If simulated online pracs are cheaper and easier, yet still effective in developing those much-needed troubleshooting and problem solving skills, what is the problem? Well, the obvious one: it is not a real world practical. It is not tangible, not hands on. It remains a cyber-prac: a virtual practical, in the sense that it is not quite a practical. (Of course for millennials, the cyber world and the real world are much more intricately entwined than for previous generations – which is why people literally phoned 911 in the US when Facebook went down!) When new interns start at PERT, much of the time in first training is spent specifically on the tangible stuff: this is how you insert the diode, these are the safety features, this is how you calibrate the power meter etc. Dragging and dropping in a new component will never teach you how to properly handle it: its weight, its feel, its delicacy. It can only go so far. So, what to do?
UNISA Physics and PERT are set to try out one solution in 2017: a hybrid system. Students receive a simulation package with their course material and do much of their assigned ‘pracs’ in the virtual world, either by modifying pre-set simulations, or building their own. The virtual experiment helps a student understand the relevance of theory and can translate something abstract into something more concrete. But crucially this is bolstered by traditional ‘hands on’ activities in a dedicated UNISA lab, like the newly built Florida Engineering Lab, where PERT has furnished a large amount of practical training material.

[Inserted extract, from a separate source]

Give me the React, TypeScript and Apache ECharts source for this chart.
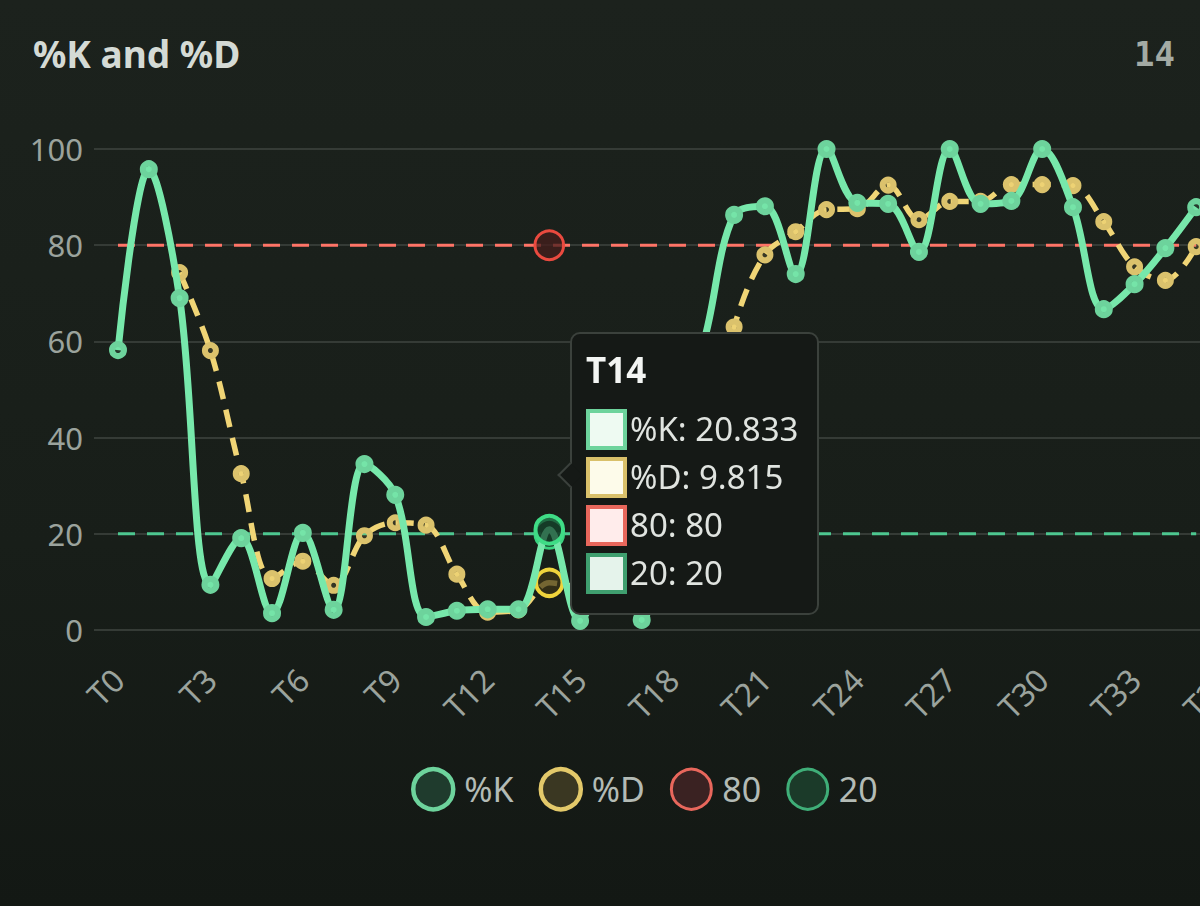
import React, { useEffect, useRef } from "react";
import * as echarts from "echarts";

const categories = [
  "T0", "T1", "T2", "T3", "T4", "T5", "T6", "T7", "T8", "T9",
  "T10", "T11", "T12", "T13", "T14", "T15", "T16", "T17", "T18", "T19",
  "T20", "T21", "T22", "T23", "T24", "T25", "T26", "T27", "T28", "T29",
  "T30", "T31", "T32", "T33", "T34", "T35", "T36",
];

const kValues = [
  58.2, 95.8, 69.0, 9.4, 19.1, 3.5, 20.2, 4.2, 34.5, 28.1,
  2.7, 4.0, 4.3, 4.312, 20.833, 1.9, 15.0, 2.1, 43.1, 59.6,
  86.3, 88.1, 74.0, 100, 88.8, 88.6, 78.6, 100, 88.6, 89.2,
  100, 87.9, 66.7, 71.9, 79.4, 87.9,
];

const dValues = [
  null, null, 74.3, 58.1, 32.5, 10.7, 14.3, 9.3, 19.6, 22.3,
  21.8, 11.6, 3.7, 4.2, 9.815, 9.0, 12.6, 6.3, 20.1, 34.9,
  63.0, 78.0, 82.8, 87.4, 87.6, 92.5, 85.3, 89.1, 89.1, 92.6,
  92.6, 92.4, 84.9, 75.5, 72.7, 79.7,
];

const upperValues = [
  80, 80, 80, 80, 80, 80, 80, 80, 80, 80,
  80, 80, 80, 80, 80, 80, 80, 80, 80, 80,
  80, 80, 80, 80, 80, 80, 80, 80, 80, 80,
  80, 80, 80, 80, 80, 80,
];

const lowerValues = [
  20, 20, 20, 20, 20, 20, 20, 20, 20, 20,
  20, 20, 20, 20, 20, 20, 20, 20, 20, 20,
  20, 20, 20, 20, 20, 20, 20, 20, 20, 20,
  20, 20, 20, 20, 20, 20,
];

const seriesNames = ["%K", "%D", "80", "20"];
const yTicks = { min: 0, max: 100, interval: 20 };
const hoverIndex = 14;

const FONT = "'Noto Sans', 'Open Sans', sans-serif";
const markerBorder = ["#6dd39c", "#d9c06a", "#e8675c", "#3f9f6f"];
const markerFill = ["#eefaf2", "#fdfbea", "#ffeceb", "#e5f3eb"];

function tooltipFormatter(params: any) {
  const list = (Array.isArray(params) ? params : [params])
    .slice()
    .sort((a: any, b: any) => seriesNames.indexOf(a.seriesName) - seriesNames.indexOf(b.seriesName));
  const name = list[0] ? list[0].name : "";
  let html = `<div style="position:relative;font-family:${FONT};">`;
  html += `<div style="position:absolute;left:-25px;top:116px;width:18px;height:18px;box-sizing:border-box;background:#151916;border-left:2px solid #3b413c;border-bottom:2px solid #3b413c;transform:rotate(45deg);"></div>`;
  html += `<div style="font-weight:700;font-size:35px;line-height:40px;color:#f3f5f3;">${name}</div>`;
  html += `<div style="height:15px"></div>`;
  list.forEach((p: any) => {
    const i = seriesNames.indexOf(p.seriesName);
    html += `<div style="display:flex;align-items:center;height:48px;">` +
      `<span style="display:inline-block;box-sizing:border-box;width:41px;height:41px;border:4px solid ${markerBorder[i]};background:${markerFill[i]};margin-right:3px;"></span>` +
      `<span style="font-size:33px;line-height:40px;color:#e0e4e0;">${p.seriesName}: ${p.value}</span></div>`;
  });
  html += `</div>`;
  return html;
}

export default function App() {
  const ref = useRef<HTMLDivElement>(null);

  useEffect(() => {
    if (!ref.current) return;
    const chart = echarts.init(ref.current, undefined, { renderer: "svg" });

    const option: any = {
      animation: false,
      backgroundColor: "transparent",
      title: [
        {
          text: "%K and %D",
          left: 33,
          top: 35,
          padding: 0,
          textStyle: { color: "#d4dad5", fontSize: 37, fontWeight: 700, fontFamily: FONT },
        },
        {
          text: "14",
          right: 25,
          top: 37,
          padding: 0,
          textStyle: { color: "#a3aaa4", fontSize: 34, fontWeight: 700, fontFamily: "'DejaVu Sans Mono', monospace" },
        },
      ],
      legend: {
        top: 762,
        left: 406,
        icon: "circle",
        itemWidth: 40,
        itemHeight: 40,
        itemGap: 25,
        textStyle: { color: "#b3bbb5", fontSize: 34, fontFamily: FONT, padding: [0, 0, 0, 6] },
        data: [
          { name: "%K", itemStyle: { color: "#1f3b2d", borderColor: "#6dd39c", borderWidth: 4.5 } },
          { name: "%D", itemStyle: { color: "#3a3722", borderColor: "#e3c96a", borderWidth: 4.5 } },
          { name: "80", itemStyle: { color: "#3a2222", borderColor: "#e8675c", borderWidth: 3 } },
          { name: "20", itemStyle: { color: "#1b3a29", borderColor: "#3fae78", borderWidth: 3 } },
        ],
      },
      tooltip: {
        trigger: "axis",
        alwaysShowContent: true,
        showDelay: 0,
        transitionDuration: 0,
        backgroundColor: "#151916",
        borderColor: "#3b413c",
        borderWidth: 2,
        padding: [16, 18, 16, 14],
        extraCssText: "box-shadow:none;border-radius:10px;",
        axisPointer: { type: "line", lineStyle: { color: "rgba(0,0,0,0)", width: 0 } },
        position: [570, 332],
        formatter: tooltipFormatter,
      },
      grid: {
        left: 118,
        right: -27,
        top: 149,
        bottom: 276,
        containLabel: false,
        outerBoundsMode: "none",
      },
      xAxis: {
        type: "category",
        data: categories,
        boundaryGap: false,
        axisLine: { show: false },
        axisTick: { show: false },
        splitLine: { show: false },
        axisLabel: {
          rotate: 45,
          interval: 2,
          margin: 44,
          color: "#9ba39d",
          fontSize: 32,
          fontFamily: FONT,
        },
      },
      yAxis: {
        type: "value",
        min: yTicks.min,
        max: yTicks.max,
        interval: yTicks.interval,
        axisLine: { show: false },
        axisTick: { show: true, length: 24, lineStyle: { color: "#353b36", width: 2 } },
        splitLine: { lineStyle: { color: "#353b36", width: 2 } },
        axisLabel: { margin: 35, color: "#9ba39d", fontSize: 31, fontFamily: FONT },
      },
      series: [
        {
          name: "%K",
          type: "line",
          data: kValues,
          z: 5,
          smooth: 0.35,
          symbol: "circle",
          symbolSize: 12,
          lineStyle: { color: "#6dd39c", width: 7 },
          itemStyle: { color: "rgba(109,211,156,0.15)", borderColor: "#6dd39c", borderWidth: 6 },
          emphasis: {
            scale: 2.3,
            itemStyle: { color: "rgba(22,62,42,0.7)", borderColor: "#3fdc86", borderWidth: 4 },
          },
        },
        {
          name: "%D",
          type: "line",
          data: dValues,
          z: 4,
          smooth: 0.35,
          symbol: "circle",
          symbolSize: 11,
          lineStyle: { color: "#dbc26c", width: 5.5, type: [18, 11] },
          itemStyle: { color: "rgba(219,194,108,0.15)", borderColor: "#dbc26c", borderWidth: 6 },
          emphasis: {
            scale: 2.4,
            itemStyle: { color: "rgba(62,54,22,0.7)", borderColor: "#f0d43c", borderWidth: 4 },
          },
        },
        {
          name: "80",
          type: "line",
          data: upperValues,
          z: 3,
          showSymbol: false,
          symbol: "circle",
          symbolSize: 11,
          lineStyle: { color: "#e86a5e", width: 3, type: [17, 12] },
          itemStyle: { color: "rgba(232,106,94,0.15)", borderColor: "#e8675c", borderWidth: 3 },
          emphasis: {
            scale: 2.6,
            itemStyle: { color: "rgba(70,30,28,0.75)", borderColor: "#ea4a3f", borderWidth: 3 },
          },
        },
        {
          name: "20",
          type: "line",
          data: lowerValues,
          z: 3,
          showSymbol: false,
          symbol: "circle",
          symbolSize: 11,
          lineStyle: { color: "#46b583", width: 3, type: [17, 12] },
          itemStyle: { color: "rgba(70,181,131,0.15)", borderColor: "#3fae78", borderWidth: 3 },
          emphasis: {
            scale: 2.6,
            itemStyle: { color: "rgba(20,58,38,0.75)", borderColor: "#3ad27f", borderWidth: 3 },
          },
        },
      ],
    };

    chart.setOption(option);
    chart.dispatchAction({ type: "showTip", seriesIndex: 0, dataIndex: hoverIndex });

    return () => {
      chart.dispose();
    };
  }, []);

  return (
    <div
      ref={ref}
      style={{
        position: "absolute",
        left: 0,
        top: 0,
        width: 1200,
        height: 906,
        overflow: "hidden",
        background: "linear-gradient(180deg, #1c221d 0%, #181e19 60%, #131814 100%)",
      }}
    />
  );
}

Our hope is that many of the basic skills (like handling componentry) can be picked up quite quickly in the shorter lab sessions, and that the harder cognitive skills of troubleshooting and practical problem solving can be handled in cloud based simulation. Gaps are inevitable. No system is perfect. But this is at least one way in which technology can help make quality education cheaper and more accessible to all South Africans.